Australians will gain a right to sue for “serious” breaches of privacy under reforms that would also require small businesses to comply with privacy laws for the first time.
Children will also gain extra privacy protection, but a broader right for adults to opt out of targeted advertising recommended by the attorney general’s department has been rejected by the Albanese government, a decision likely to disappoint consumer rights advocates.
On Thursday the attorney general, Mark Dreyfus, will respond to his department’s review of the Privacy Act, agreeing with 38 of its 116 recommendations and agreeing in principle to 68 more which will require further consultation before a final decision. The government intends to legislate the changes in 2024.
The government has merely “noted” – not accepted – 10 recommendations including to provide individuals with “an unqualified opt-out of receiving targeted advertising”, and the proposals to narrow the political exemption to the Privacy Act.
That decision will leave people exposed to “misleading” tactics including political parties or campaigns offering to facilitate postal votes in order to harvest their information, which the Australian Electoral Commission has complained about during the Indigenous voice referendum.
A document summarising the government’s response, distributed by Dreyfus’s office under embargo, explained parties are exempt “to encourage freedom of political communication and enhance the operation of electoral and political processes in Australia”. The independent MP Kate Chaney has put forward a private member’s bill that would end parties’ exemption to privacy laws.
Under the government’s plan, entities will be prohibited from targeting and directly marketing to children, and trading in the personal information of children. Labor has also agreed with the call for a children’s online privacy code that recognises the best interests of the child when handling their personal information.
It agreed in principle that entities should be prohibited from targeting individuals based on sensitive information – such as race or sexual orientation – unless it is socially beneficial content.

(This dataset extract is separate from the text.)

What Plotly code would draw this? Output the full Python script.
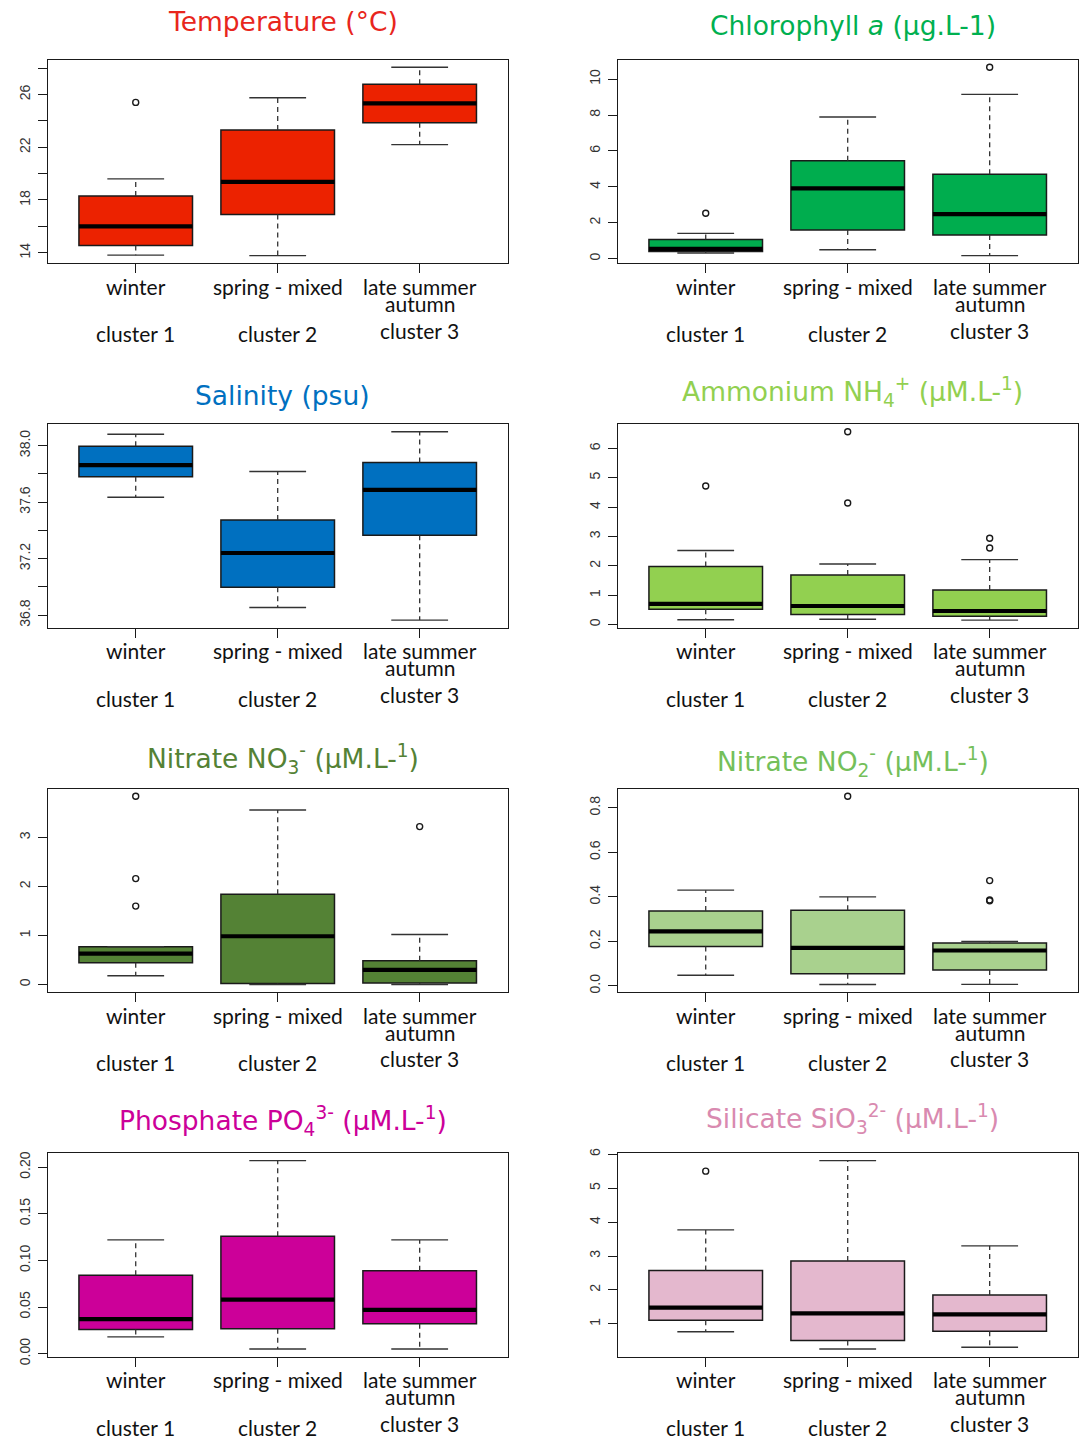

The government agreed in-principle with the right to sue for invasions of privacy that are “serious, preventing individuals from pursuing legal action over more trivial matters”.
This would allow people to seek compensation for serious misuse of private information or intrusion on seclusion, such as being filmed in circumstances where they would have a reasonable expectation of privacy.
Plaintiffs would need to show the interest in privacy outweighs any countervailing public interest, meaning that public interest journalism may not be actionable. The government intends to undertake further consultation with media companies.
After a fierce backlash about the effect on reporting, journalism will remain exempt from the Privacy Act, and media organisations will remain exempt from provisions compelling companies to tell individuals what information they hold about them, if requested.
Media companies had complained this could expose them to nuisance complaints or fishing expeditions designed to frustrate newsgathering by the subjects of public interest journalism.
But media organisations will need to keep information secure, destroy it when it is no longer needed and report eligible data breaches to the office of the Australian information commissioner.
Currently, most small businesses with an annual turnover of $3m or less are exempt from the Privacy Act and have no obligation to keep personal information secure or to notify affected individuals in the event of a data breach.
The government agreed in principle to remove this exemption, although the department recommended that an impact analysis, transition period and support package should be provided first.
The government agreed in principle that data collection should be “fair and reasonable” and to expand the definition of personal information to include data that could identify them, such as cookie identifiers and IP addresses.
The government agreed in principle with a proposed right of erasure but criminals would have not have a right to erase their records and the right would not override laws requiring companies to retain identification documents.
It also agreed in principle with the proposed limited right to request a search engine remove results from an internet search of the person’s name, but not to remove public reporting. De-indexing may make content harder to find on the internet, but will not remove the content at its source.